The ubiquitin-proteasome pathway is a major system for degrading intracellular proteins in eukaryotes. It degrades many important proteins involved in signal transduction, cell cycle progression, and in general metabolism, including key metabolic enzymes and transcription factors. In addition, the ubiquitin-proteasome system is responsible for endoplasmic reticulum-associated degradation. Our previous studies have demonstrated the presence of proteasomes in white rot Basidiomycetes and indicated that ubiquitinproteasome-mediated pathway in Trametes versicolor is involved in the regulation of laccase, a main ligninolytic enzyme of this fungus, upon nutrient starvation as well as in response to cadmium exposure.
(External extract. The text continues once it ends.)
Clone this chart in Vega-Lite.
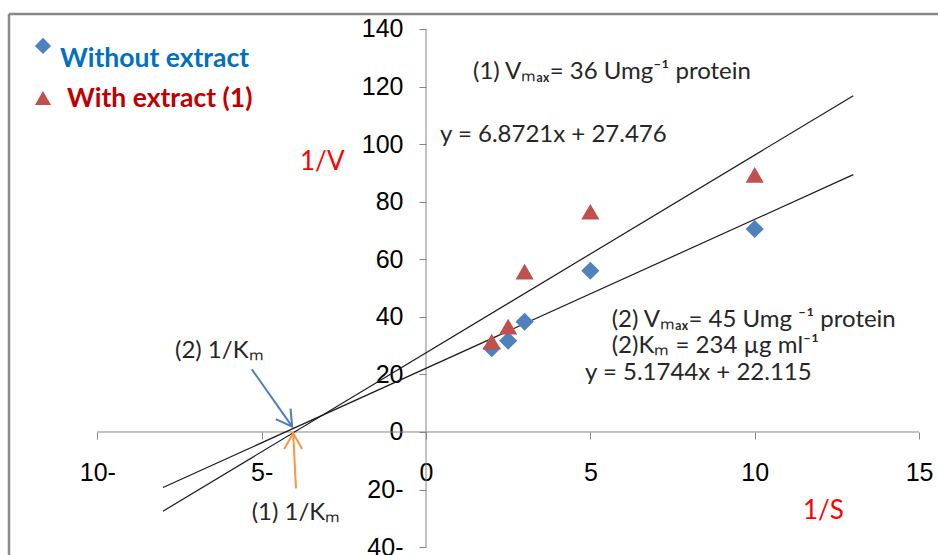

Fungal laccases are useful biocatalysts in a wide range of biotechnological applications. Here, we studied the effects of tunicamycin-induced endoplasmic reticulum stress on laccase activity and the 26S proteasomemediated proteolysis in nitrogen-sufficient and nitrogen-deprived cultures of T. versicolor. We found that short-term ER stress (6 h) leads to inhibition of both laccase activity and the 26S proteasome activity. This effect was more pronounced in the nitrogen-deprived cultures. However, after prolonged ER stress (24 h) laccase activity in tunicamycin-treated cultures recovered to levels comparable to those of untreated cultures. In contrast to what was observed after short-term stress, a 24-h tunicamycin treatment resulted in a significant increase in the 26S proteasome activity detected in mycelia from nitrogen-sufficient and nitrogen-deprived cultures (approximately 1.5-fold and 2-fold increase, respectively). Moreover, we found that blocking of proteasome function in T. versicolor subjected to prolonged ER stress resulted in a decrease of laccase activity. These findings suggest a potential role of the proteasome-mediated degradation as an important mechanism by which laccase is regulated under prolonged ER stress.